### [WRITTEN INSTRUCTION]
Without the pictures, give the entries below again exactly as written.

### [MATERIAL SUPPLIED]
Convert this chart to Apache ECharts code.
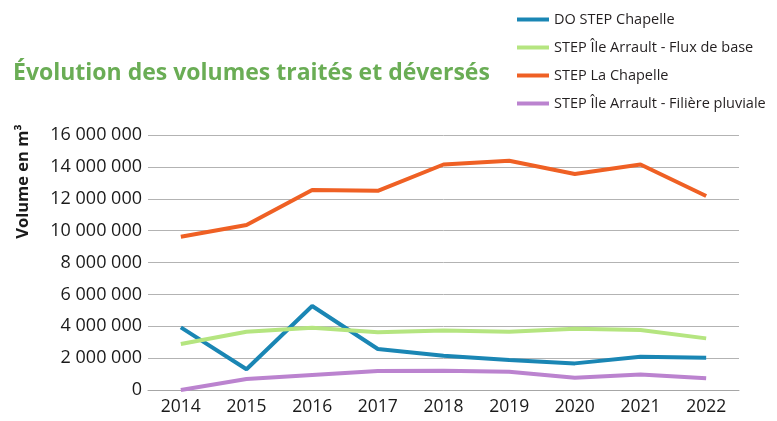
<!DOCTYPE html>
<html>
<head>
<meta charset="utf-8">
<title>Évolution des volumes</title>
<script src="https://cdn.jsdelivr.net/npm/echarts@6/dist/echarts.min.js"></script>
</head>
<body style="margin:0px;">
<div id="main" style="width:777px;height:421px;"></div>
<script type="text/javascript">
var years = ['2014', '2015', '2016', '2017', '2018', '2019', '2020', '2021', '2022'];
var doStepChapelle = [3930000, 1300000, 5270000, 2570000, 2150000, 1880000, 1670000, 2090000, 2030000];
var ileArraultBase = [2890000, 3660000, 3910000, 3620000, 3740000, 3660000, 3850000, 3760000, 3240000];
var stepLaChapelle = [9620000, 10350000, 12550000, 12500000, 14150000, 14380000, 13550000, 14150000, 12170000];
var ileArraultPluviale = [0, 690000, 940000, 1190000, 1210000, 1150000, 770000, 980000, 730000];

var font = 'Open Sans';
var myChart = echarts.init(document.getElementById('main'));

function fmt(v) {
    return String(v).replace(/\B(?=(\d{3})+(?!\d))/g, ' ');
}

function line(name, data, color) {
    return {
        name: name,
        type: 'line',
        data: data,
        symbol: 'none',
        lineStyle: { width: 4, color: color },
        itemStyle: { color: color }
    };
}

myChart.setOption({
    animation: false,
    title: {
        text: 'Évolution des volumes traités et déversés',
        left: 8,
        top: 57,
        textStyle: { fontFamily: font, fontWeight: 'bold', fontSize: 23, color: '#6aad55' }
    },
    legend: {
        orient: 'vertical',
        left: 512,
        top: 7,
        itemWidth: 32,
        itemHeight: 4,
        itemGap: 13,
        icon: 'rect',
        textStyle: { fontFamily: font, fontSize: 14.5, color: '#231f20' },
        data: ['DO STEP Chapelle', 'STEP Île Arrault - Flux de base', 'STEP La Chapelle', 'STEP Île Arrault - Filière pluviale']
    },
    grid: { left: 148, right: 38, top: 135, bottom: 31 },
    xAxis: {
        type: 'category',
        data: years,
        boundaryGap: true,
        axisLine: { lineStyle: { color: '#a6a6a6', width: 1 } },
        axisTick: { length: 5, lineStyle: { color: '#a6a6a6' } },
        axisLabel: { fontFamily: font, fontSize: 17.5, color: '#1a1a1a', margin: 8 }
    },
    yAxis: {
        type: 'value',
        min: 0,
        max: 16000000,
        interval: 2000000,
        name: 'Volume en m³',
        nameLocation: 'middle',
        nameGap: 116,
        nameTextStyle: { fontFamily: font, fontWeight: 'bold', fontSize: 16.5, color: '#1a1a1a', padding: [0, 0, 0, 162] },
        axisLine: { show: false },
        axisTick: { show: false },
        splitLine: { lineStyle: { color: '#b3b3b3', width: 1 } },
        axisLabel: { fontFamily: font, fontSize: 18, color: '#1a1a1a', margin: 6, formatter: fmt }
    },
    series: [
        line('DO STEP Chapelle', doStepChapelle, '#1a86b4'),
        line('STEP Île Arrault - Flux de base', ileArraultBase, '#b5e580'),
        line('STEP La Chapelle', stepLaChapelle, '#ef6024'),
        line('STEP Île Arrault - Filière pluviale', ileArraultPluviale, '#bb83cf')
    ]
});
</script>
</body>
</html>
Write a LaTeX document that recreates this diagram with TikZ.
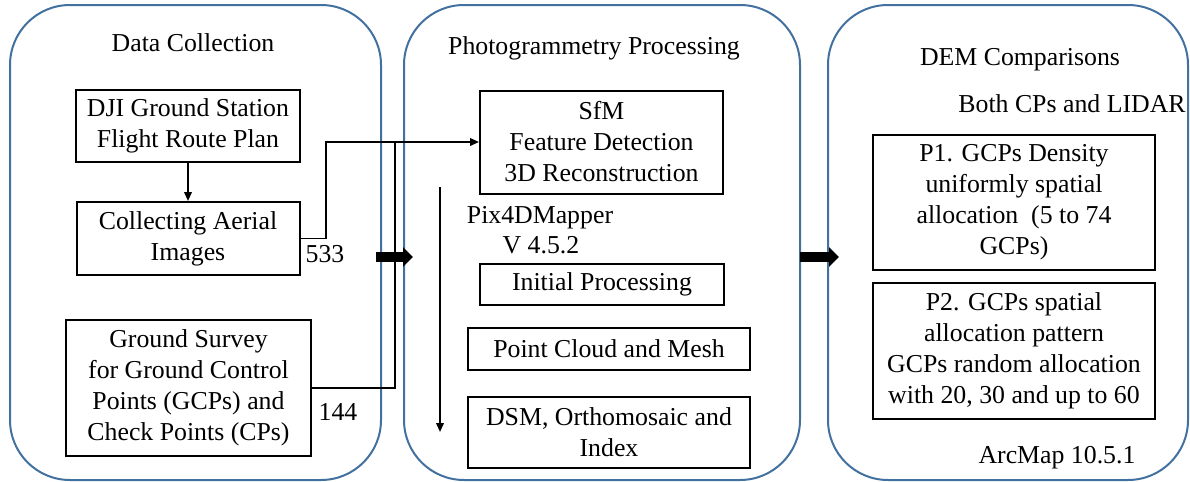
\documentclass[tikz,border=0pt]{standalone}
\usepackage{fontspec}
\setmainfont{Liberation Serif}
\usetikzlibrary{arrows.meta,positioning}

\definecolor{panelblue}{RGB}{66,113,160}

\tikzset{
  panel/.style={draw=panelblue,line width=1pt,rounded corners=30pt,inner sep=0pt},
  stepbox/.style={draw,line width=1pt,align=center,inner sep=0pt},
  thin arrow/.style={line width=0.9pt,-{Triangle[length=4.5pt,width=3.8pt]}},
  fat arrow/.style={line width=5pt,-{Triangle[length=5pt,width=9.5pt]}}
}

\begin{document}
\begin{tikzpicture}[x=0.5pt,y=-0.5pt,font=\fontsize{12.9}{15.5}\selectfont]
  \useasboundingbox (0,0) rectangle (1190,482);
  % three rounded panels
  \foreach \cx/\w/\name in {195.5/371/collpanel,602/396/photopanel,1008/360/dempanel}{
    \node[panel,minimum width=\w*0.5pt,minimum height=237.5pt] (\name) at (\cx,242.5) {};
  }
  \node (colltitle) at (193,43) {Data Collection};
  \node (phototitle) at (594,48) {Photogrammetry Processing};
  \node (demtitle) at (1020,60) {DEM Comparisons};
  \node (demsub) at (1072,104) {Both CPs and LIDAR};
  \node (arcmap) at (1057,458) {ArcMap 10.5.1};

  % data collection
  \node[stepbox,minimum width=112pt,minimum height=36pt] (dji) at (188,126)
    {DJI Ground Station\\Flight Route Plan};
  \node[stepbox,minimum width=111.5pt,minimum height=36.5pt] (collect) at (188,238.5)
    {Collecting Aerial\\Images};
  \node[stepbox,minimum width=122.5pt,minimum height=68pt] (survey) at (188.5,388)
    {Ground Survey\\for Ground Control\\Points (GCPs) and\\Check Points (CPs)};
  \node (n533) at (325,254) {533};
  \node (n144) at (338,412) {144};

  % photogrammetry
  \node[stepbox,minimum width=121.5pt,minimum height=51.5pt] (sfm) at (601.5,142)
    {SfM\\Feature Detection\\3D Reconstruction};
  \node (pixname) at (540,218) {Pix4DMapper};
  \node (pixver) at (541,245) {V 4.5.2};
  \node[stepbox,minimum width=122pt,minimum height=20.5pt] (init) at (602,284.5)
    {Initial Processing};
  \node[stepbox,minimum width=141pt,minimum height=21pt] (cloud) at (609,349)
    {Point Cloud and Mesh};
  \node[stepbox,minimum width=141pt,minimum height=35.5pt] (dsm) at (609,432.5)
    {DSM, Orthomosaic and\\Index};

  % DEM comparisons
  \node[stepbox,minimum width=141pt,minimum height=67.5pt] (pone) at (1014,202.5)
    {P1. GCPs Density\\uniformly spatial\\allocation\ \ (5 to 74\\GCPs)};
  \node[stepbox,minimum width=141pt,minimum height=68pt] (ptwo) at (1014,351)
    {P2. GCPs spatial\\allocation pattern\\GCPs random allocation\\with 20, 30 and up to 60};

  % connectors
  \coordinate (imgbend) at (326,142);
  \coordinate (gcpbend) at (395,142);
  \coordinate (flowtop) at (440,187);
  \coordinate (flowbot) at (440,432);
  \draw[thin arrow] (dji) -- (collect);
  \draw[thin arrow] (collect.east) -| (imgbend) -- (sfm.west);
  \draw[line width=0.9pt] (survey.east) -| (gcpbend);
  \draw[thin arrow] (flowtop) -- (flowbot);

  % fat arrows between panels
  \coordinate (fatA) at (376,257);
  \coordinate (fatB) at (413,257);
  \coordinate (fatC) at (800,257);
  \coordinate (fatD) at (839,257);
  \draw[fat arrow] (fatA) -- (fatB);
  \draw[fat arrow] (fatC) -- (fatD);
\end{tikzpicture}
\end{document}
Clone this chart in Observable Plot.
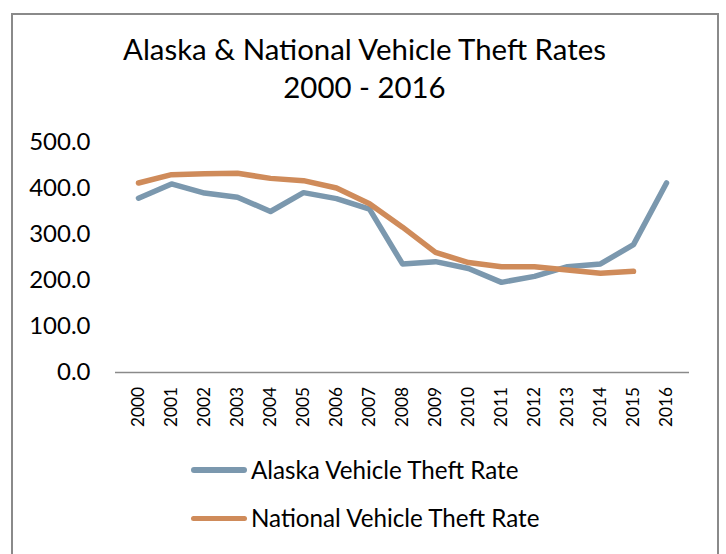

### [RESULT BELOW]
Convert this chart to Apache ECharts code.
<!DOCTYPE html>
<html>
<head>
<meta charset="utf-8">
<title>Évolution des volumes</title>
<script src="https://cdn.jsdelivr.net/npm/echarts@6/dist/echarts.min.js"></script>
</head>
<body style="margin:0px;">
<div id="main" style="width:777px;height:421px;"></div>
<script type="text/javascript">
var years = ['2014', '2015', '2016', '2017', '2018', '2019', '2020', '2021', '2022'];
var doStepChapelle = [3930000, 1300000, 5270000, 2570000, 2150000, 1880000, 1670000, 2090000, 2030000];
var ileArraultBase = [2890000, 3660000, 3910000, 3620000, 3740000, 3660000, 3850000, 3760000, 3240000];
var stepLaChapelle = [9620000, 10350000, 12550000, 12500000, 14150000, 14380000, 13550000, 14150000, 12170000];
var ileArraultPluviale = [0, 690000, 940000, 1190000, 1210000, 1150000, 770000, 980000, 730000];

var font = 'Open Sans';
var myChart = echarts.init(document.getElementById('main'));

function fmt(v) {
    return String(v).replace(/\B(?=(\d{3})+(?!\d))/g, ' ');
}

function line(name, data, color) {
    return {
        name: name,
        type: 'line',
        data: data,
        symbol: 'none',
        lineStyle: { width: 4, color: color },
        itemStyle: { color: color }
    };
}

myChart.setOption({
    animation: false,
    title: {
        text: 'Évolution des volumes traités et déversés',
        left: 8,
        top: 57,
        textStyle: { fontFamily: font, fontWeight: 'bold', fontSize: 23, color: '#6aad55' }
    },
    legend: {
        orient: 'vertical',
        left: 512,
        top: 7,
        itemWidth: 32,
        itemHeight: 4,
        itemGap: 13,
        icon: 'rect',
        textStyle: { fontFamily: font, fontSize: 14.5, color: '#231f20' },
        data: ['DO STEP Chapelle', 'STEP Île Arrault - Flux de base', 'STEP La Chapelle', 'STEP Île Arrault - Filière pluviale']
    },
    grid: { left: 148, right: 38, top: 135, bottom: 31 },
    xAxis: {
        type: 'category',
        data: years,
        boundaryGap: true,
        axisLine: { lineStyle: { color: '#a6a6a6', width: 1 } },
        axisTick: { length: 5, lineStyle: { color: '#a6a6a6' } },
        axisLabel: { fontFamily: font, fontSize: 17.5, color: '#1a1a1a', margin: 8 }
    },
    yAxis: {
        type: 'value',
        min: 0,
        max: 16000000,
        interval: 2000000,
        name: 'Volume en m³',
        nameLocation: 'middle',
        nameGap: 116,
        nameTextStyle: { fontFamily: font, fontWeight: 'bold', fontSize: 16.5, color: '#1a1a1a', padding: [0, 0, 0, 162] },
        axisLine: { show: false },
        axisTick: { show: false },
        splitLine: { lineStyle: { color: '#b3b3b3', width: 1 } },
        axisLabel: { fontFamily: font, fontSize: 18, color: '#1a1a1a', margin: 6, formatter: fmt }
    },
    series: [
        line('DO STEP Chapelle', doStepChapelle, '#1a86b4'),
        line('STEP Île Arrault - Flux de base', ileArraultBase, '#b5e580'),
        line('STEP La Chapelle', stepLaChapelle, '#ef6024'),
        line('STEP Île Arrault - Filière pluviale', ileArraultPluviale, '#bb83cf')
    ]
});
</script>
</body>
</html>
Write a LaTeX document that recreates this diagram with TikZ.
\documentclass[tikz,border=0pt]{standalone}
\usepackage{fontspec}
\setmainfont{Liberation Serif}
\usetikzlibrary{arrows.meta,positioning}

\definecolor{panelblue}{RGB}{66,113,160}

\tikzset{
  panel/.style={draw=panelblue,line width=1pt,rounded corners=30pt,inner sep=0pt},
  stepbox/.style={draw,line width=1pt,align=center,inner sep=0pt},
  thin arrow/.style={line width=0.9pt,-{Triangle[length=4.5pt,width=3.8pt]}},
  fat arrow/.style={line width=5pt,-{Triangle[length=5pt,width=9.5pt]}}
}

\begin{document}
\begin{tikzpicture}[x=0.5pt,y=-0.5pt,font=\fontsize{12.9}{15.5}\selectfont]
  \useasboundingbox (0,0) rectangle (1190,482);
  % three rounded panels
  \foreach \cx/\w/\name in {195.5/371/collpanel,602/396/photopanel,1008/360/dempanel}{
    \node[panel,minimum width=\w*0.5pt,minimum height=237.5pt] (\name) at (\cx,242.5) {};
  }
  \node (colltitle) at (193,43) {Data Collection};
  \node (phototitle) at (594,48) {Photogrammetry Processing};
  \node (demtitle) at (1020,60) {DEM Comparisons};
  \node (demsub) at (1072,104) {Both CPs and LIDAR};
  \node (arcmap) at (1057,458) {ArcMap 10.5.1};

  % data collection
  \node[stepbox,minimum width=112pt,minimum height=36pt] (dji) at (188,126)
    {DJI Ground Station\\Flight Route Plan};
  \node[stepbox,minimum width=111.5pt,minimum height=36.5pt] (collect) at (188,238.5)
    {Collecting Aerial\\Images};
  \node[stepbox,minimum width=122.5pt,minimum height=68pt] (survey) at (188.5,388)
    {Ground Survey\\for Ground Control\\Points (GCPs) and\\Check Points (CPs)};
  \node (n533) at (325,254) {533};
  \node (n144) at (338,412) {144};

  % photogrammetry
  \node[stepbox,minimum width=121.5pt,minimum height=51.5pt] (sfm) at (601.5,142)
    {SfM\\Feature Detection\\3D Reconstruction};
  \node (pixname) at (540,218) {Pix4DMapper};
  \node (pixver) at (541,245) {V 4.5.2};
  \node[stepbox,minimum width=122pt,minimum height=20.5pt] (init) at (602,284.5)
    {Initial Processing};
  \node[stepbox,minimum width=141pt,minimum height=21pt] (cloud) at (609,349)
    {Point Cloud and Mesh};
  \node[stepbox,minimum width=141pt,minimum height=35.5pt] (dsm) at (609,432.5)
    {DSM, Orthomosaic and\\Index};

  % DEM comparisons
  \node[stepbox,minimum width=141pt,minimum height=67.5pt] (pone) at (1014,202.5)
    {P1. GCPs Density\\uniformly spatial\\allocation\ \ (5 to 74\\GCPs)};
  \node[stepbox,minimum width=141pt,minimum height=68pt] (ptwo) at (1014,351)
    {P2. GCPs spatial\\allocation pattern\\GCPs random allocation\\with 20, 30 and up to 60};

  % connectors
  \coordinate (imgbend) at (326,142);
  \coordinate (gcpbend) at (395,142);
  \coordinate (flowtop) at (440,187);
  \coordinate (flowbot) at (440,432);
  \draw[thin arrow] (dji) -- (collect);
  \draw[thin arrow] (collect.east) -| (imgbend) -- (sfm.west);
  \draw[line width=0.9pt] (survey.east) -| (gcpbend);
  \draw[thin arrow] (flowtop) -- (flowbot);

  % fat arrows between panels
  \coordinate (fatA) at (376,257);
  \coordinate (fatB) at (413,257);
  \coordinate (fatC) at (800,257);
  \coordinate (fatD) at (839,257);
  \draw[fat arrow] (fatA) -- (fatB);
  \draw[fat arrow] (fatC) -- (fatD);
\end{tikzpicture}
\end{document}
Clone this chart in Observable Plot.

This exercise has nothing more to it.